Zhen-Dong / HAWQ

Quantization library for PyTorch. Support low-precision and mixed-precision quantization, with hardware implementation through TVM.
MIT License
406 stars 83 forks source link

Scale Parameter with Gradient #12

Closed thuako closed 3 years ago

thuako commented 3 years ago

Hi, I want to mix your HAWQ-v3 and QNN which implement custom gradient in scale parameters, like PACT, QIL, LSQ.

I wonder if why didn't you tried to those scale paramter with gradient.

Is there any problem with training? or something else?

I would appreciate for you reply.

Zhen-Dong commented 3 years ago

Hi, thanks a lot for your interest. We use the standard quantizer without optimizing the quantization range (aka the scale parameter), because we think it would be more general in terms of the algorithm. Otherwise, it's hard to tell whether the accuracy improvement comes from our method or the clipping/learnable quantizer methods. Since these methods are orthogonal, I think combining them would not cause problems. Though the gain by adding gradient-based clipping methods may not be significant since we are using 4/8-bit, which are larger than binary/ternary where a wise quantization range is the key. Hope these are helpful.

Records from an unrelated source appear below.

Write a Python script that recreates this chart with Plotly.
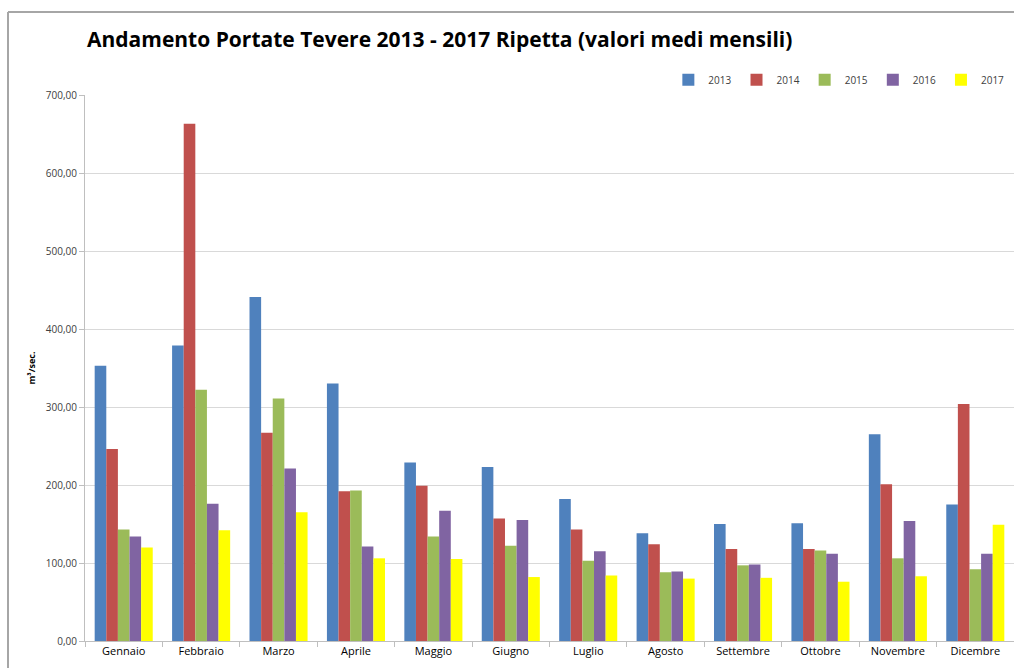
import plotly.graph_objects as go

# Monthly mean discharge of the Tiber at Ripetta (m³/s)
mesi = ["Gennaio", "Febbraio", "Marzo", "Aprile", "Maggio", "Giugno",
        "Luglio", "Agosto", "Settembre", "Ottobre", "Novembre", "Dicembre"]

anni = ["2013", "2014", "2015", "2016", "2017"]

portate_2013 = [353, 379, 441, 330, 229, 223, 182, 138, 150, 151, 265, 175]
portate_2014 = [246, 663, 267, 192, 199, 157, 143, 124, 118, 118, 201, 304]
portate_2015 = [143, 322, 311, 193, 134, 122, 103, 88, 97, 116, 106, 92]
portate_2016 = [134, 176, 221, 121, 167, 155, 115, 89, 98, 112, 154, 112]
portate_2017 = [120, 142, 165, 106, 105, 82, 84, 80, 81, 76, 83, 149]

serie = [portate_2013, portate_2014, portate_2015, portate_2016, portate_2017]
colori = ["#4F81BD", "#C0504D", "#9BBB59", "#8064A2", "#FFFF00"]

fig = go.Figure()
for anno, valori, colore in zip(anni, serie, colori):
    fig.add_trace(go.Bar(name=anno, x=mesi, y=valori,
                         marker=dict(color=colore, line=dict(width=0))))

fig.update_layout(
    width=1014, height=668,
    margin=dict(l=85, r=0, t=95, b=27, autoexpand=False),
    paper_bgcolor="white", plot_bgcolor="white",
    separators=",.",
    barmode="group", bargap=0.25, bargroupgap=0,
    font=dict(family="Open Sans, sans-serif", size=11, color="#404040"),
    title=dict(text="<b>Andamento Portate Tevere 2013 - 2017 Ripetta (valori medi mensili)</b>",
               font=dict(family="Open Sans, sans-serif", size=21, color="#000000"),
               x=87 / 1014, xanchor="left", y=1 - 40 / 668, yanchor="middle"),
    legend=dict(orientation="h", x=0.995, xanchor="right", y=1.028, yanchor="middle",
                font=dict(size=10, color="#404040"), itemwidth=30,
                bgcolor="rgba(0,0,0,0)"),
    showlegend=True,
)

fig.update_yaxes(range=[0, 700], dtick=100, tickformat=".2f",
                 showgrid=True, gridcolor="#D9D9D9", gridwidth=1,
                 showline=True, linecolor="#BFBFBF", linewidth=1,
                 ticks="outside", ticklen=5, tickcolor="#BFBFBF",
                 tickfont=dict(size=10, color="#404040"),
                 zeroline=False, automargin=False,
                 title=dict(text="<b>m³/sec.</b>", font=dict(size=9, color="#000000"),
                            standoff=8))

fig.update_xaxes(showline=True, linecolor="#BFBFBF", linewidth=1,
                 ticks="outside", ticklen=5, tickcolor="#BFBFBF",
                 tickson="boundaries", showgrid=False, automargin=False,
                 tickfont=dict(size=11, color="#000000"))

# outer frame of the chart area
fig.add_shape(type="line", xref="paper", yref="paper",
              x0=-77 / 929, x1=1.0, y0=1 + 83 / 546, y1=1 + 83 / 546,
              line=dict(color="#A6A6A6", width=2))
fig.add_shape(type="line", xref="paper", yref="paper",
              x0=-77 / 929, x1=-77 / 929, y0=1 + 83 / 546, y1=-27 / 546,
              line=dict(color="#A6A6A6", width=2))

fig.write_html("out.html")
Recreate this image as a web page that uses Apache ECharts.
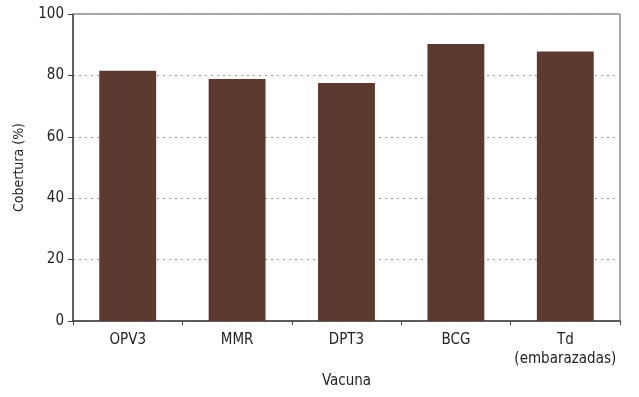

thuako commented 3 years ago

Thank you for reply :)

gihwan-kim commented 5 months ago

@Zhen-Dong

Hi, thanks a lot for your interest. We use the standard quantizer without optimizing the quantization range (aka the scale parameter), because we think it would be more general in terms of the algorithm. Otherwise, it's hard to tell whether the accuracy improvement comes from our method or the clipping/learnable quantizer methods. Since these methods are orthogonal, I think combining them would not cause problems. Though the gain by adding gradient-based clipping methods may not be significant since we are using 4/8-bit, which are larger than binary/ternary where a wise quantization range is the key. Hope these are helpful.

Does it ok to use the same scaling factor even if input data is different? I can't find calculating scaling factor code in quantized model. It only use fixed scaling factors.

I think your method is using fixed scaling factor of input data and input of layers in tvm relay code But, if it uses fixed scaling factor of input data. I think it will effect bad accuracy or same result of inference.